_DIRECTIONS FOR THIS TASK_. Make an exact copy of all the entries, with the pictures left out.
..........
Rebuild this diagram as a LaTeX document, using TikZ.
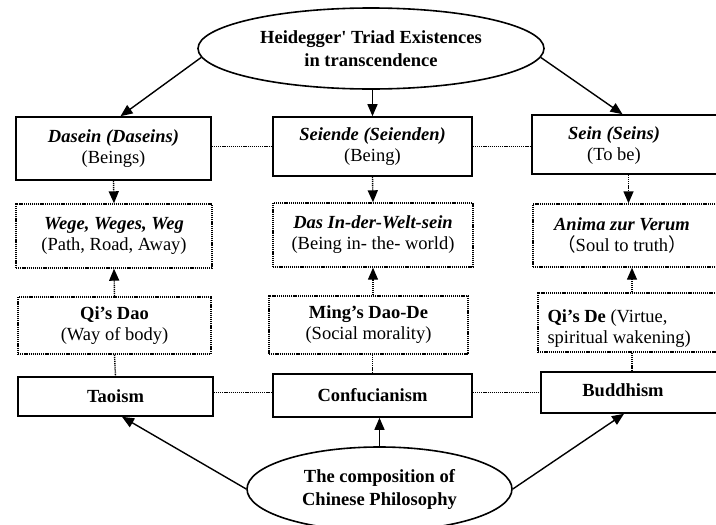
\documentclass[tikz,border=0pt]{standalone}
\usepackage{fontspec}
\setmainfont{Liberation Serif}
\newfontfamily\cjk{Noto Sans CJK SC}
\usepackage{tikz}
\usetikzlibrary{arrows.meta,positioning,shapes.geometric}
\tikzset{
  phbox/.style={draw=black, line width=1.6pt, inner sep=0pt, align=center},
  phdot/.style={draw=black, line width=1.4pt, dash pattern=on 1.2pt off 0.9pt, inner sep=0pt, align=center},
  phoval/.style={draw=black, ellipse, line width=1.6pt, inner sep=0pt, align=center, font=\fontsize{18.5}{23}\selectfont\bfseries},
  pharrow/.style={-{Triangle[length=12pt,width=10pt]}, line width=1.4pt},
  phdarrow/.style={-{Triangle[length=12pt,width=10pt]}, line width=1.4pt, dash pattern=on 1.2pt off 0.9pt},
  phlink/.style={line width=1.4pt, dash pattern=on 1.2pt off 0.9pt}
}

\begin{document}
\begin{tikzpicture}[x=1pt, y=-1pt, every node/.style={font=\fontsize{18.5}{21}\selectfont, align=center}]
  \useasboundingbox (0,0) rectangle (716,525);
  \clip (0,0) rectangle (716,525);

  \node[phoval, minimum width=346pt, minimum height=81pt] (heid) at (371,48.5) {Heidegger\textquotesingle{} Triad Existences\\in transcendence};

  % Heidegger row
  \node[phbox, minimum width=195pt, minimum height=63pt] (dasein) at (113.5,148.5) {\textbf{\textit{Dasein (Daseins)}}\\(Beings)};
  \node[phbox, minimum width=199pt, minimum height=59pt] (seiende) at (372.5,146.5) {\textbf{\textit{Seiende (Seienden)}}\\(Being)};
  \node[phbox, minimum width=193pt, minimum height=59pt] (sein) at (628.5,144.5) {};
  \node (seintxt) at (614,146) {\textbf{\textit{Sein (Seins)}}\\(To be)};

  \node[phdot, minimum width=196pt, minimum height=64pt] (wege) at (114,236) {\textbf{\textit{Wege, Weges, Weg}}\\(Path, Road, Away)};
  \node[phdot, minimum width=200pt, minimum height=64pt] (welt) at (373,235) {\textbf{\textit{Das In-der-Welt-sein}}\\(Being in- the- world)};
  \node[phdot, minimum width=196pt, minimum height=63pt] (anima) at (631,235.5) {};
  \node (animatxt) at (622,235) {\textbf{\textit{Anima zur Verum}}\\{\cjk （}Soul to truth{\cjk ）}};

  % Chinese row
  \node[phdot, minimum width=193pt, minimum height=57pt] (qidao) at (114.5,325.5) {\textbf{Qi’s Dao}\\(Way of body)};
  \node[phdot, minimum width=199pt, minimum height=58pt] (ming) at (368.5,325) {\textbf{Ming’s Dao-De}\\(Social morality)};
  \node[phdot, minimum width=188pt, minimum height=59pt] (qide) at (632,322.5) {};
  \node[anchor=west, align=left] (qidetxt) at (544,328.5) {\textbf{Qi’s De} (Virtue,\\spiritual wakening)};

  \node[phbox, minimum width=195pt, minimum height=39pt, font=\fontsize{18.5}{21}\selectfont\bfseries] (taoism) at (115.5,396.5) {Taoism};
  \node[phbox, minimum width=199pt, minimum height=43pt, font=\fontsize{18.5}{21}\selectfont\bfseries] (conf) at (372.5,395.5) {Confucianism};
  \node[phbox, minimum width=184pt, minimum height=41pt] (budd) at (633,392.5) {};
  \node[font=\fontsize{18.5}{21}\selectfont\bfseries] (buddtxt) at (623,390) {Buddhism};

  \node[phoval, minimum width=265pt, minimum height=84pt] (chin) at (379.5,489) {The composition of\\Chinese Philosophy};

  \draw[pharrow] (heid.183) -- ([xshift=7pt]dasein.north);
  \draw[pharrow] (heid.south -| seiende.north) -- (seiende.north);
  \draw[pharrow] (heid.-3) -- ([xshift=-6pt]sein.north);
  \draw[phlink] (seiende.west -| dasein.east) -- (seiende.west);
  \draw[phlink] (seiende.east) -- (seiende.east -| sein.west);

  \draw[phdarrow] (dasein.south) -- (wege.north);
  \draw[phdarrow] (seiende.south) -- (welt.north);
  \draw[phdarrow] (sein.south) -- (sein.south |- anima.north);
  \draw[phdarrow] (qidao.north) -- (wege.south);
  \draw[phdarrow] (welt.south |- ming.north) -- (welt.south);
  \draw[phdarrow] (qide.north) -- (qide.north |- anima.south);

  \draw[phlink] (qidao.south) -- (taoism.north);
  \draw[phlink] (conf.north |- ming.south) -- (conf.north);
  \draw[phlink] (qide.south) -- (qide.south |- budd.north);
  \draw[phlink] (taoism.east |- budd.west) -- (conf.west |- budd.west);
  \draw[phlink] (conf.east |- budd.west) -- (budd.west);

  \draw[pharrow] (chin.west) -- ([xshift=6.5pt]taoism.south);
  \draw[pharrow] (chin.north) -- (chin.north |- conf.south);
  \draw[pharrow] (chin.east) -- ([xshift=-9pt]budd.south);
\end{tikzpicture}
\end{document}
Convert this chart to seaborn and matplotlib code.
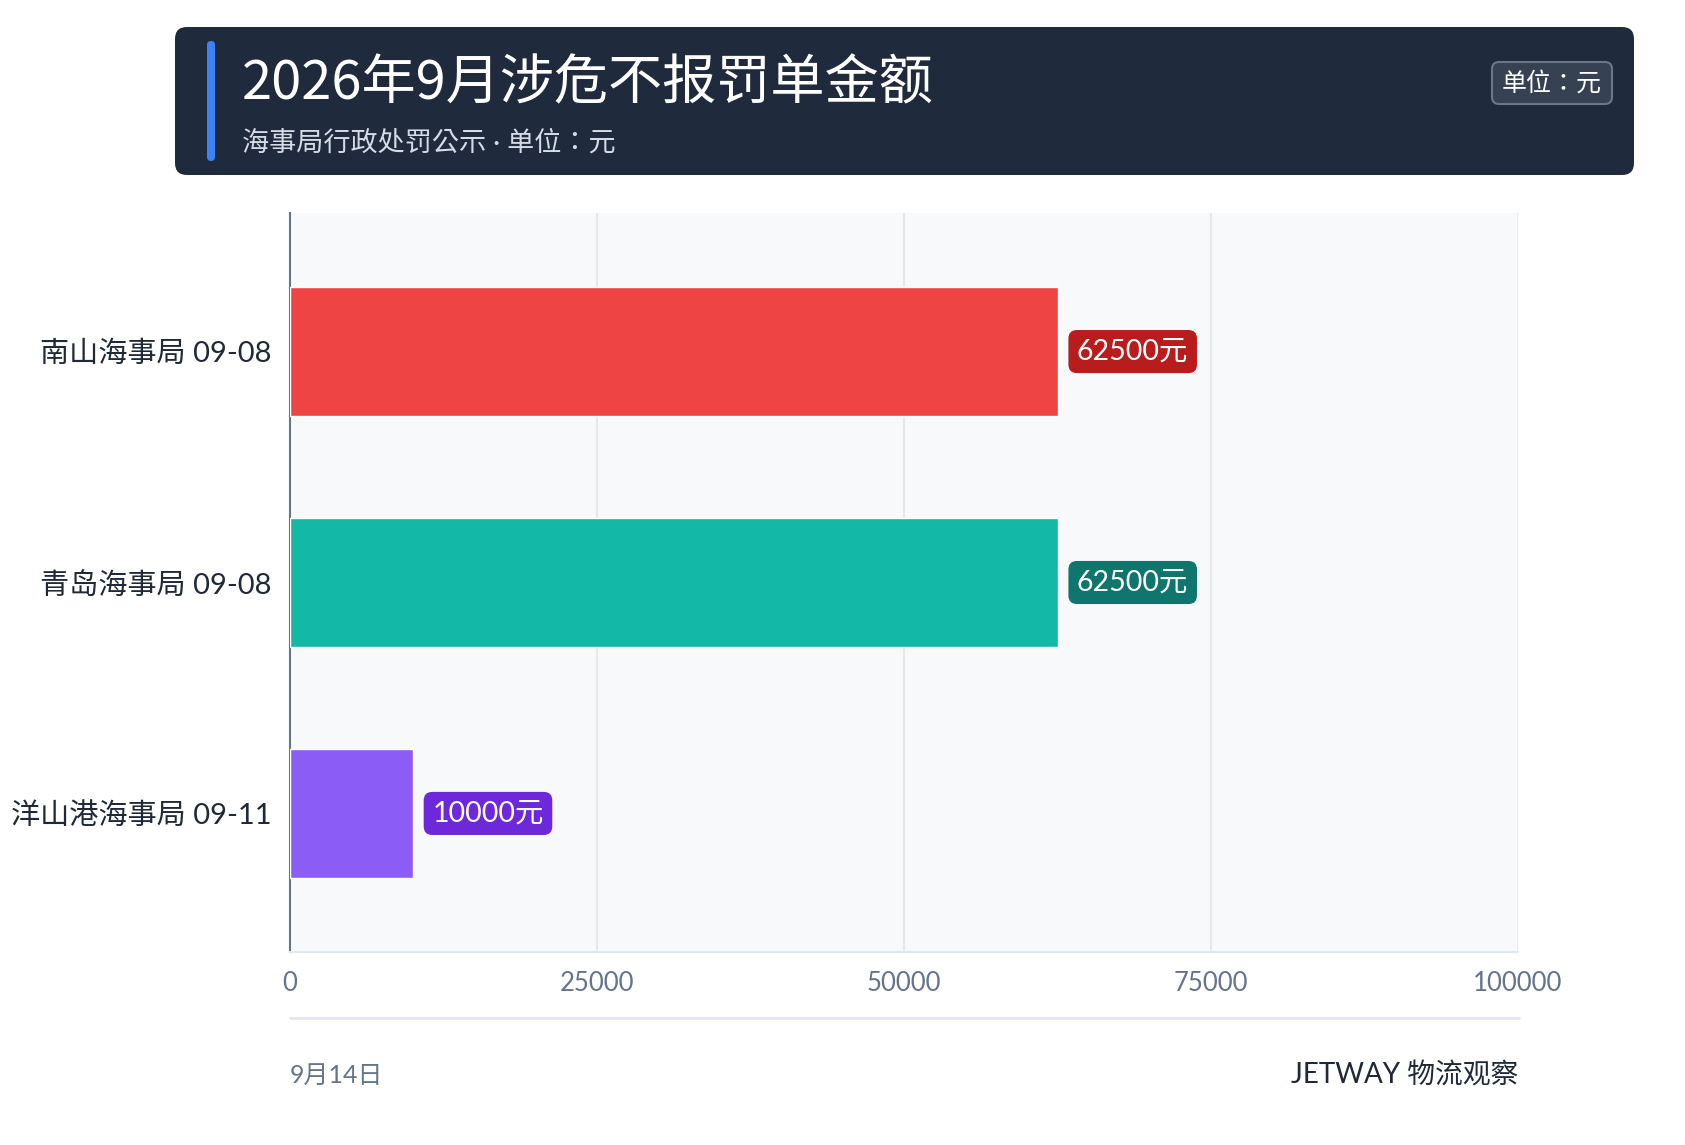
..........
_FINISHED EXERCISE_.
Rebuild this diagram as a LaTeX document, using TikZ.
\documentclass[tikz,border=0pt]{standalone}
\usepackage{fontspec}
\setmainfont{Liberation Serif}
\newfontfamily\cjk{Noto Sans CJK SC}
\usepackage{tikz}
\usetikzlibrary{arrows.meta,positioning,shapes.geometric}
\tikzset{
  phbox/.style={draw=black, line width=1.6pt, inner sep=0pt, align=center},
  phdot/.style={draw=black, line width=1.4pt, dash pattern=on 1.2pt off 0.9pt, inner sep=0pt, align=center},
  phoval/.style={draw=black, ellipse, line width=1.6pt, inner sep=0pt, align=center, font=\fontsize{18.5}{23}\selectfont\bfseries},
  pharrow/.style={-{Triangle[length=12pt,width=10pt]}, line width=1.4pt},
  phdarrow/.style={-{Triangle[length=12pt,width=10pt]}, line width=1.4pt, dash pattern=on 1.2pt off 0.9pt},
  phlink/.style={line width=1.4pt, dash pattern=on 1.2pt off 0.9pt}
}

\begin{document}
\begin{tikzpicture}[x=1pt, y=-1pt, every node/.style={font=\fontsize{18.5}{21}\selectfont, align=center}]
  \useasboundingbox (0,0) rectangle (716,525);
  \clip (0,0) rectangle (716,525);

  \node[phoval, minimum width=346pt, minimum height=81pt] (heid) at (371,48.5) {Heidegger\textquotesingle{} Triad Existences\\in transcendence};

  % Heidegger row
  \node[phbox, minimum width=195pt, minimum height=63pt] (dasein) at (113.5,148.5) {\textbf{\textit{Dasein (Daseins)}}\\(Beings)};
  \node[phbox, minimum width=199pt, minimum height=59pt] (seiende) at (372.5,146.5) {\textbf{\textit{Seiende (Seienden)}}\\(Being)};
  \node[phbox, minimum width=193pt, minimum height=59pt] (sein) at (628.5,144.5) {};
  \node (seintxt) at (614,146) {\textbf{\textit{Sein (Seins)}}\\(To be)};

  \node[phdot, minimum width=196pt, minimum height=64pt] (wege) at (114,236) {\textbf{\textit{Wege, Weges, Weg}}\\(Path, Road, Away)};
  \node[phdot, minimum width=200pt, minimum height=64pt] (welt) at (373,235) {\textbf{\textit{Das In-der-Welt-sein}}\\(Being in- the- world)};
  \node[phdot, minimum width=196pt, minimum height=63pt] (anima) at (631,235.5) {};
  \node (animatxt) at (622,235) {\textbf{\textit{Anima zur Verum}}\\{\cjk （}Soul to truth{\cjk ）}};

  % Chinese row
  \node[phdot, minimum width=193pt, minimum height=57pt] (qidao) at (114.5,325.5) {\textbf{Qi’s Dao}\\(Way of body)};
  \node[phdot, minimum width=199pt, minimum height=58pt] (ming) at (368.5,325) {\textbf{Ming’s Dao-De}\\(Social morality)};
  \node[phdot, minimum width=188pt, minimum height=59pt] (qide) at (632,322.5) {};
  \node[anchor=west, align=left] (qidetxt) at (544,328.5) {\textbf{Qi’s De} (Virtue,\\spiritual wakening)};

  \node[phbox, minimum width=195pt, minimum height=39pt, font=\fontsize{18.5}{21}\selectfont\bfseries] (taoism) at (115.5,396.5) {Taoism};
  \node[phbox, minimum width=199pt, minimum height=43pt, font=\fontsize{18.5}{21}\selectfont\bfseries] (conf) at (372.5,395.5) {Confucianism};
  \node[phbox, minimum width=184pt, minimum height=41pt] (budd) at (633,392.5) {};
  \node[font=\fontsize{18.5}{21}\selectfont\bfseries] (buddtxt) at (623,390) {Buddhism};

  \node[phoval, minimum width=265pt, minimum height=84pt] (chin) at (379.5,489) {The composition of\\Chinese Philosophy};

  \draw[pharrow] (heid.183) -- ([xshift=7pt]dasein.north);
  \draw[pharrow] (heid.south -| seiende.north) -- (seiende.north);
  \draw[pharrow] (heid.-3) -- ([xshift=-6pt]sein.north);
  \draw[phlink] (seiende.west -| dasein.east) -- (seiende.west);
  \draw[phlink] (seiende.east) -- (seiende.east -| sein.west);

  \draw[phdarrow] (dasein.south) -- (wege.north);
  \draw[phdarrow] (seiende.south) -- (welt.north);
  \draw[phdarrow] (sein.south) -- (sein.south |- anima.north);
  \draw[phdarrow] (qidao.north) -- (wege.south);
  \draw[phdarrow] (welt.south |- ming.north) -- (welt.south);
  \draw[phdarrow] (qide.north) -- (qide.north |- anima.south);

  \draw[phlink] (qidao.south) -- (taoism.north);
  \draw[phlink] (conf.north |- ming.south) -- (conf.north);
  \draw[phlink] (qide.south) -- (qide.south |- budd.north);
  \draw[phlink] (taoism.east |- budd.west) -- (conf.west |- budd.west);
  \draw[phlink] (conf.east |- budd.west) -- (budd.west);

  \draw[pharrow] (chin.west) -- ([xshift=6.5pt]taoism.south);
  \draw[pharrow] (chin.north) -- (chin.north |- conf.south);
  \draw[pharrow] (chin.east) -- ([xshift=-9pt]budd.south);
\end{tikzpicture}
\end{document}
Convert this chart to seaborn and matplotlib code.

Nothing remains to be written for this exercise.